- GIVEN PROBLEM
Leave out the pictures, and return only the lines running from the one that contains "Rebuild this chart" to the one that contains "1560.1, 1561.3, 1562.6, 1563.8, 1565.1, 1566.0];", both included, exactly as they appear.

- MATERIAL TO PROCESS
------

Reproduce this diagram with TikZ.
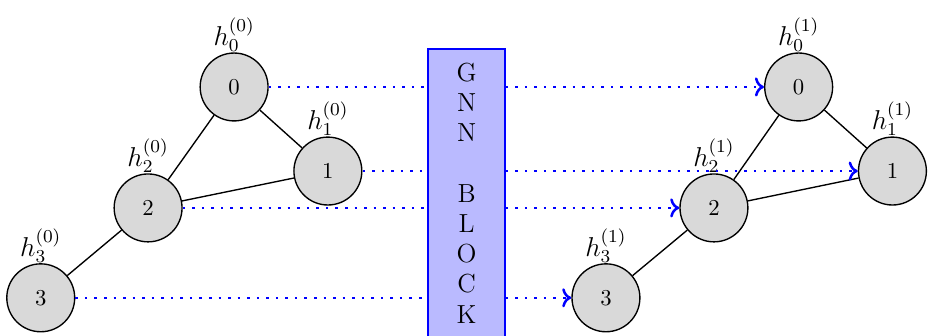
\documentclass[tikz,border=0pt]{standalone}
\usepackage{amsmath}
\usetikzlibrary{arrows.meta, positioning}

\begin{document}
\begin{tikzpicture}[
    vtx/.style={draw, circle, semithick, fill=black!15, minimum size=1.05cm,
                inner sep=0pt},
    every label/.style={font=\large, inner sep=1pt},
    label distance=-1pt,
    edg/.style={semithick},
    blockbox/.style={draw=blue, semithick, fill=blue!27, align=center,
                     minimum width=1.19cm, minimum height=4.46cm,
                     font=\fontsize{11.5pt}{13.3pt}\selectfont},
    feed/.style={blue, line width=1.1pt, dash pattern=on 1.1pt off 3.1pt},
    feedin/.style={feed, ->},
  ]
  \useasboundingbox (0,0) rectangle (14.35,5.195);

  %% ---- input graph -----------------------------------------------------
  \node[vtx, label=above:{$h_0^{(0)}$}] (a0) at (3.62,3.85) {0};
  \node[vtx, label=above:{$h_1^{(0)}$}] (a1) at (5.07,2.55) {1};
  \node[vtx, label=above:{$h_2^{(0)}$}] (a2) at (2.29,1.98) {2};
  \node[vtx, label=above:{$h_3^{(0)}$}] (a3) at (0.63,0.59) {3};
  \draw[edg] (a0) -- (a1);
  \draw[edg] (a0) -- (a2);
  \draw[edg] (a1) -- (a2);
  \draw[edg] (a2) -- (a3);

  %% ---- the block -------------------------------------------------------
  \node[blockbox] (gnn) at (7.215,2.21) {G\\N\\N\\ \\B\\L\\O\\C\\K};

  %% ---- output graph ----------------------------------------------------
  \node[vtx, label=above:{$h_0^{(1)}$}] (b0) at (12.35,3.85) {0};
  \node[vtx, label=above:{$h_1^{(1)}$}] (b1) at (13.80,2.55) {1};
  \node[vtx, label=above:{$h_2^{(1)}$}] (b2) at (11.04,1.98) {2};
  \node[vtx, label=above:{$h_3^{(1)}$}] (b3) at (9.37,0.59) {3};
  \draw[edg] (b0) -- (b1);
  \draw[edg] (b0) -- (b2);
  \draw[edg] (b1) -- (b2);
  \draw[edg] (b2) -- (b3);

  %% ---- feature flow ----------------------------------------------------
  \foreach \i in {0,...,3} {
    \draw[feed]   (a\i) -- (a\i -| gnn.west);
    \draw[feedin] (gnn.east |- b\i) -- (b\i);
  }

\end{tikzpicture}
\end{document}
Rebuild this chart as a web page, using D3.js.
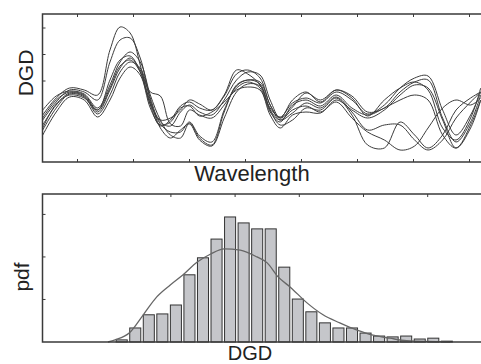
<!DOCTYPE html>
<html>
<head>
<meta charset="utf-8">
<script src="https://cdn.jsdelivr.net/npm/d3@7"></script>
<style>
  html, body { margin: 0; padding: 0; background: #fff; }
  svg { display: block; }
  text { font-family: "Liberation Sans", Arial, sans-serif; fill: #222; }
</style>
</head>
<body>
<div id="chart"></div>
<script>
// ---- top panel: DGD vs wavelength, several measurements ----
const wavelengths = [1526.9, 1528.1, 1529.3, 1530.6, 1531.8, 1532.9, 1533.8, 1534.7, 1535.6, 1536.5,
  1537.4, 1538.3, 1539.2, 1540.0, 1540.9, 1542.0, 1543.1, 1544.2, 1545.2, 1546.3,
  1547.2, 1548.1, 1549.2, 1550.4, 1551.7, 1553.1, 1554.5, 1555.9, 1557.4, 1558.8,
  1560.1, 1561.3, 1562.6, 1563.8, 1565.1, 1566.0];

const run1 = [4.7, 6.4, 7.4, 7.2, 6.7, 11.2, 13.5, 12.9, 9.7, 5.7, 3.6, 4.2, 5.6, 6.0, 5.4, 5.2, 6.7, 9.2, 8.8, 7.7, 5.4, 4.5, 5.9, 6.4, 5.9, 7.0, 6.2, 4.8, 5.7, 7.4, 8.4, 8.6, 5.2, 2.7, 4.7, 7.0];
const run2 = [4.2, 6.0, 7.2, 7.0, 6.2, 10.0, 12.2, 12.4, 10.4, 6.4, 4.0, 3.6, 5.0, 5.7, 5.0, 4.7, 6.2, 8.2, 9.0, 8.7, 6.2, 4.4, 5.5, 6.9, 6.2, 7.2, 6.6, 5.0, 5.4, 7.0, 8.0, 8.2, 4.4, 2.0, 4.0, 6.7];
const run3 = [5.2, 6.6, 7.1, 6.8, 5.4, 7.7, 10.0, 11.0, 10.0, 6.7, 4.2, 2.7, 2.4, 3.9, 2.4, 1.7, 5.0, 7.7, 8.2, 8.0, 5.7, 4.2, 4.9, 5.9, 5.4, 6.5, 5.0, 3.2, 3.7, 3.7, 2.2, 1.2, 2.2, 4.4, 6.0, 7.0];
const run4 = [3.7, 5.7, 6.9, 6.6, 5.0, 7.2, 9.4, 10.4, 9.2, 7.0, 6.6, 3.8, 3.6, 5.2, 4.7, 4.4, 5.7, 7.4, 8.0, 7.4, 5.0, 4.0, 5.7, 6.2, 5.6, 6.7, 5.4, 4.7, 5.4, 6.2, 6.7, 6.2, 2.7, 1.4, 3.7, 6.2];
const run5 = [3.2, 5.4, 6.8, 6.5, 4.8, 6.7, 9.0, 10.0, 9.4, 6.2, 3.4, 2.4, 3.2, 3.8, 2.2, 1.6, 4.4, 7.0, 7.8, 7.6, 5.2, 3.7, 4.2, 5.4, 5.2, 6.4, 4.7, 1.7, 1.4, 4.0, 2.7, 1.4, 2.7, 5.2, 6.4, 7.0];
const run6 = [2.7, 5.0, 6.5, 6.2, 4.5, 6.2, 8.4, 9.5, 8.7, 5.4, 3.7, 4.0, 5.4, 5.6, 4.6, 5.0, 6.0, 7.2, 7.5, 7.2, 4.7, 3.4, 4.7, 5.0, 4.9, 6.2, 5.2, 4.4, 5.2, 6.7, 7.7, 7.4, 4.2, 1.4, 3.4, 6.2];
const run7 = [4.4, 6.2, 7.0, 6.7, 5.2, 8.2, 10.2, 10.6, 9.0, 5.8, 4.2, 4.4, 5.2, 6.2, 5.8, 5.2, 6.6, 8.8, 9.2, 8.4, 5.7, 4.4, 6.2, 7.0, 6.0, 7.2, 6.4, 4.6, 6.2, 7.4, 8.0, 7.2, 3.4, 2.2, 4.4, 7.4];
const run8 = [3.4, 5.8, 6.7, 6.4, 5.2, 7.4, 9.6, 10.2, 9.0, 6.0, 3.8, 3.0, 3.0, 4.0, 2.6, 2.0, 5.2, 7.6, 8.2, 7.8, 5.2, 4.2, 5.2, 5.6, 5.0, 6.0, 4.4, 3.0, 2.2, 1.2, 1.6, 3.4, 5.4, 6.2, 5.7, 6.4];
const runs = [run1, run2, run3, run4, run5, run6, run7, run8];

const wavelengthTicks = [1530, 1535, 1540, 1545, 1550, 1555, 1560, 1565];
const dgdTicks = [8.1, 10.75, 13.4];

// ---- bottom panel: histogram of DGD with fitted pdf ----
const binWidth = 0.211;
const binStarts = [1.14, 1.351, 1.562, 1.773, 1.984, 2.195, 2.406, 2.617, 2.828, 3.039, 3.25, 3.461,
  3.672, 3.883, 4.094, 4.305, 4.516, 4.727, 4.938, 5.149, 5.36, 5.571, 5.782, 5.993, 6.204];
const binCounts = [0.05, 0.33, 0.64, 0.66, 0.87, 1.58, 1.98, 2.42, 2.94, 2.80, 2.66, 2.66, 1.76,
  1.01, 0.71, 0.45, 0.33, 0.33, 0.21, 0.14, 0.12, 0.14, 0.07, 0.09, 0.02];

const fitX = [1.02, 1.13, 1.35, 1.57, 1.78, 1.99, 2.19, 2.41, 2.62, 2.83, 3.08, 3.34, 3.50, 3.67,
  3.86, 4.12, 4.37, 4.63, 4.90, 5.15, 5.41, 5.67, 6.35];
const fitY = [0, 0.05, 0.21, 0.64, 1.06, 1.34, 1.58, 1.88, 2.07, 2.19, 2.16, 2.0, 1.86, 1.53,
  1.29, 0.92, 0.64, 0.45, 0.28, 0.16, 0.09, 0.03, 0];

const histXTicks = [1, 2, 3, 4, 5, 6];
const pdfTicks = [1, 2, 3];

const width = 481, height = 364;
const axisColor = '#3a3a3a';

const svg = d3.select('#chart')
  .append('svg')
  .attr('width', width)
  .attr('height', height);

// draw a box with inward ticks (right side runs off the picture)
function frame(x, y, top, bottom, xTicks, yTicks, tickBottom) {
  const g = svg.append('g');
  const [x0, x1] = x.range();
  g.append('path')
    .attr('d', `M${x1},${top}H${x0}V${bottom}H${x1}`)
    .attr('fill', 'none')
    .attr('stroke', axisColor)
    .attr('stroke-width', 1.5);
  xTicks.forEach(t => {
    g.append('line')
      .attr('x1', x(t)).attr('x2', x(t))
      .attr('y1', top).attr('y2', top + 3)
      .attr('stroke', axisColor);
    if (tickBottom) {
      g.append('line')
        .attr('x1', x(t)).attr('x2', x(t))
        .attr('y1', bottom).attr('y2', bottom - 3)
        .attr('stroke', axisColor);
    }
  });
  yTicks.forEach(t => {
    g.append('line')
      .attr('x1', x0).attr('x2', x0 + 3)
      .attr('y1', y(t)).attr('y2', y(t))
      .attr('stroke', axisColor);
  });
}

// top panel
const xW = d3.scaleLinear().domain([1526.875, 1567]).range([42.5, 491.9]);
const yD = d3.scaleLinear().domain([0, 14.8]).range([162, 14]);

const line = d3.line()
  .x((d, i) => xW(wavelengths[i]))
  .y(d => yD(d))
  .curve(d3.curveCatmullRom.alpha(0.5));

svg.append('g')
  .selectAll('path')
  .data(runs)
  .enter()
  .append('path')
  .attr('d', line)
  .attr('fill', 'none')
  .attr('stroke', '#3c3c3c')
  .attr('stroke-width', 1);

frame(xW, yD, 14, 162, wavelengthTicks, dgdTicks, true);

svg.append('text')
  .attr('x', 252).attr('y', 181)
  .attr('text-anchor', 'middle')
  .style('font-size', '22px')
  .text('Wavelength');

svg.append('text')
  .attr('transform', 'translate(33,73) rotate(-90)')
  .attr('text-anchor', 'middle')
  .style('font-size', '21px')
  .text('DGD');

// bottom panel
const xG = d3.scaleLinear().domain([0, 7]).range([42.5, 491.9]);
const yP = d3.scaleLinear().domain([0, 3.48]).range([342, 194]);

svg.append('g')
  .selectAll('rect')
  .data(binCounts)
  .enter()
  .append('rect')
  .attr('x', (d, i) => xG(binStarts[i]) + 0.5)
  .attr('y', d => yP(d))
  .attr('width', xG(binWidth) - xG(0) - 2.5)
  .attr('height', d => yP(0) - yP(d))
  .attr('fill', '#c5c6ca')
  .attr('stroke', '#333')
  .attr('stroke-width', 1);

const fitLine = d3.line()
  .x((d, i) => xG(fitX[i]))
  .y(d => yP(d))
  .curve(d3.curveMonotoneX);

svg.append('path')
  .datum(fitY)
  .attr('d', fitLine)
  .attr('fill', 'none')
  .attr('stroke', '#666')
  .attr('stroke-width', 1.3);

frame(xG, yP, 194, 342, histXTicks, pdfTicks, false);

svg.append('text')
  .attr('x', 250).attr('y', 360)
  .attr('text-anchor', 'middle')
  .style('font-size', '20px')
  .text('DGD');

svg.append('text')
  .attr('transform', 'translate(29,277) rotate(-90)')
  .attr('text-anchor', 'middle')
  .style('font-size', '21px')
  .text('pdf');
</script>
</body>
</html>
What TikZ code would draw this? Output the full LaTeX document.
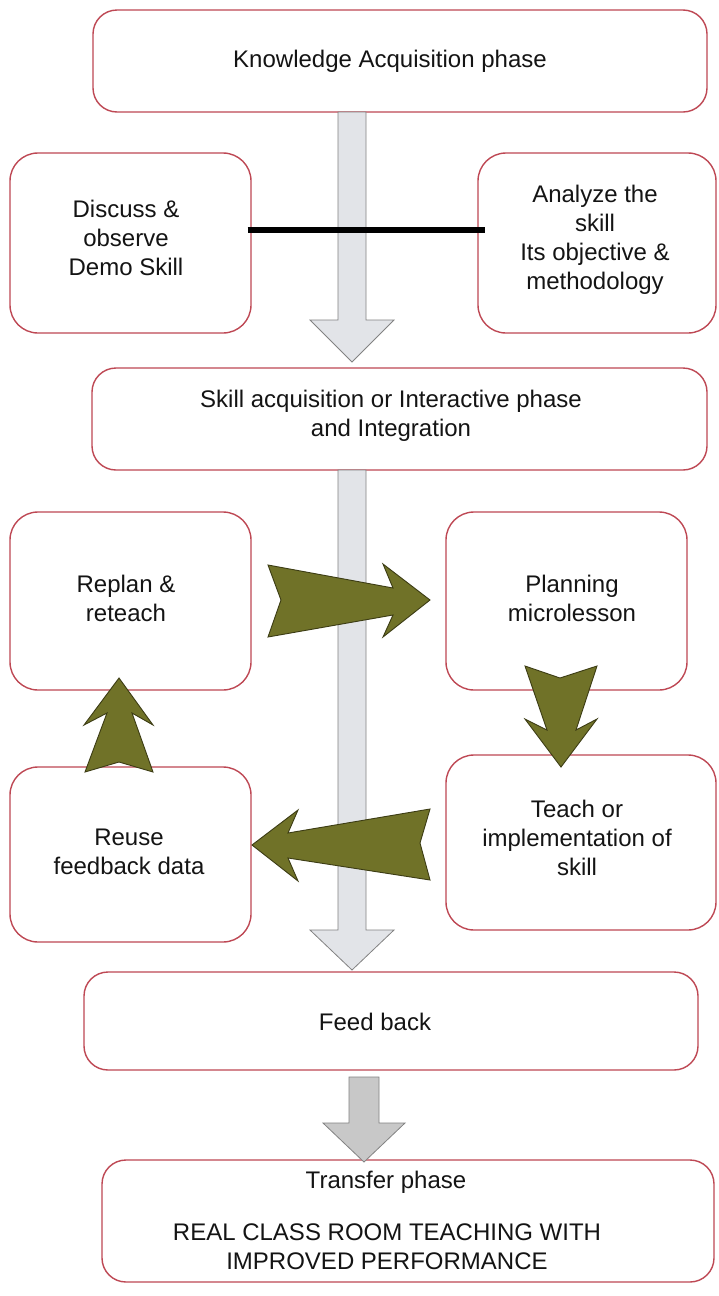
\documentclass[tikz,border=0pt]{standalone}
\usepackage{fontspec}
\setmainfont{Liberation Sans}
\definecolor{boxred}{RGB}{190,72,84}
\definecolor{olivef}{RGB}{112,114,40}
\definecolor{olived}{RGB}{60,60,20}
\definecolor{shaftgray}{RGB}{226,228,232}
\definecolor{darkgray2}{RGB}{200,200,200}
\definecolor{edgegray}{RGB}{130,130,130}
\tikzset{
  stagebox/.style={draw=boxred, line width=1.4pt, fill=white, rounded corners=24pt, inner sep=0pt},
  lbl/.style={font=\fontsize{24}{29}\selectfont, align=center, inner sep=0pt, text=black!92},
  grayarrow/.style={fill=shaftgray, draw=edgegray, line width=0.8pt, line join=miter},
  grayarrowB/.style={fill=darkgray2, draw=edgegray, line width=0.8pt, line join=miter},
  olivearrow/.style={fill=olivef, draw=olived, line width=0.9pt, line join=miter},
  barline/.style={line width=6pt, black}
}
\begin{document}
\begin{tikzpicture}[x=1pt,y=-1pt]
\useasboundingbox (0,0) rectangle (718,1296);
\fill[white] (0,0) rectangle (718,1296);
% boxes
\node[stagebox, minimum width=614pt, minimum height=102pt] (know) at (400,61) {};
\node[stagebox, minimum width=241pt, minimum height=180pt, rounded corners=28pt] (disc) at (130.5,243) {};
\node[stagebox, minimum width=238pt, minimum height=180pt, rounded corners=28pt] (anal) at (597,243) {};
\node[stagebox, minimum width=615pt, minimum height=102pt] (skill) at (399.5,419) {};
\node[stagebox, minimum width=241pt, minimum height=178pt, rounded corners=28pt] (replan) at (130.5,601) {};
\node[stagebox, minimum width=241pt, minimum height=178pt, rounded corners=28pt] (plan) at (566.5,601) {};
\node[stagebox, minimum width=241pt, minimum height=175pt, rounded corners=28pt] (reuse) at (130.5,854.5) {};
\node[stagebox, minimum width=270pt, minimum height=175pt, rounded corners=28pt] (teach) at (581,842.5) {};
\node[stagebox, minimum width=614pt, minimum height=98pt] (feed) at (391,1021) {};
\node[stagebox, minimum width=612pt, minimum height=122pt] (trans) at (408,1221) {};
% gray arrows
\draw[grayarrow] (338,112) -- (366,112) -- (366,320) -- (394,320) -- (352,362) -- (310,320) -- (338,320) -- cycle;
\draw[grayarrow] (338,470) -- (366,470) -- (366,930) -- (394,930) -- (352,970) -- (310,930) -- (338,930) -- cycle;
\draw[grayarrowB] (349,1077) -- (379,1077) -- (379,1123) -- (405,1123) -- (364,1162) -- (323,1123) -- (349,1123) -- cycle;
% black bar between discuss and analyze
\draw[barline] ([shift={(-4,-13)}]disc.east) -- ([shift={(8,-13)}]anal.west);
% olive arrows
\draw[olivearrow] (268,565) -- (393,588) -- (383,564) -- (430,600) -- (383,637) -- (393,615) -- (268,637) -- (281,600) -- cycle;
\draw[olivearrow] (525,666) -- (560,678) -- (597,666) -- (576,730) -- (597,719) -- (561,767) -- (525,719) -- (547,730) -- cycle;
\draw[olivearrow] (430,809) -- (420,843) -- (430,880) -- (288,858) -- (298,881) -- (252,845) -- (298,810) -- (288,833) -- cycle;
\draw[olivearrow] (119,678) -- (153,725) -- (132,713) -- (153,772) -- (119,762) -- (85,772) -- (107,713) -- (84,725) -- cycle;
% texts
\node[lbl] (knowt) at (390,61) {Knowledge Acquisition phase};
\node[lbl] (disct) at (126,238) {Discuss \&\\observe\\Demo Skill};
\node[lbl] (analt) at (595,240) {Analyze the\\skill\\Its objective \&\\methodology};
\node[lbl] (skillt) at (391,416) {Skill acquisition or Interactive phase\\and Integration};
\node[lbl] (replant) at (126,598) {Replan \&\\reteach};
\node[lbl] (plant) at (572,598) {Planning\\microlesson};
\node[lbl] (reuset) at (129,852) {Reuse\\feedback data};
\node[lbl] (teacht) at (577,838) {Teach or\\implementation of\\skill};
\node[lbl] (feedt) at (375,1022) {Feed back};
\node[lbl] (transt) at (386,1182) {Transfer phase};
\node[lbl] (realt) at (387,1247) {REAL CLASS ROOM TEACHING WITH\\IMPROVED PERFORMANCE};
\end{tikzpicture}
\end{document}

------

- EXERCISE RESPONSE
Rebuild this chart as a web page, using D3.js.
<!DOCTYPE html>
<html>
<head>
<meta charset="utf-8">
<script src="https://cdn.jsdelivr.net/npm/d3@7"></script>
<style>
  html, body { margin: 0; padding: 0; background: #fff; }
  svg { display: block; }
  text { font-family: "Liberation Sans", Arial, sans-serif; fill: #222; }
</style>
</head>
<body>
<div id="chart"></div>
<script>
// ---- top panel: DGD vs wavelength, several measurements ----
const wavelengths = [1526.9, 1528.1, 1529.3, 1530.6, 1531.8, 1532.9, 1533.8, 1534.7, 1535.6, 1536.5,
  1537.4, 1538.3, 1539.2, 1540.0, 1540.9, 1542.0, 1543.1, 1544.2, 1545.2, 1546.3,
  1547.2, 1548.1, 1549.2, 1550.4, 1551.7, 1553.1, 1554.5, 1555.9, 1557.4, 1558.8,
  1560.1, 1561.3, 1562.6, 1563.8, 1565.1, 1566.0];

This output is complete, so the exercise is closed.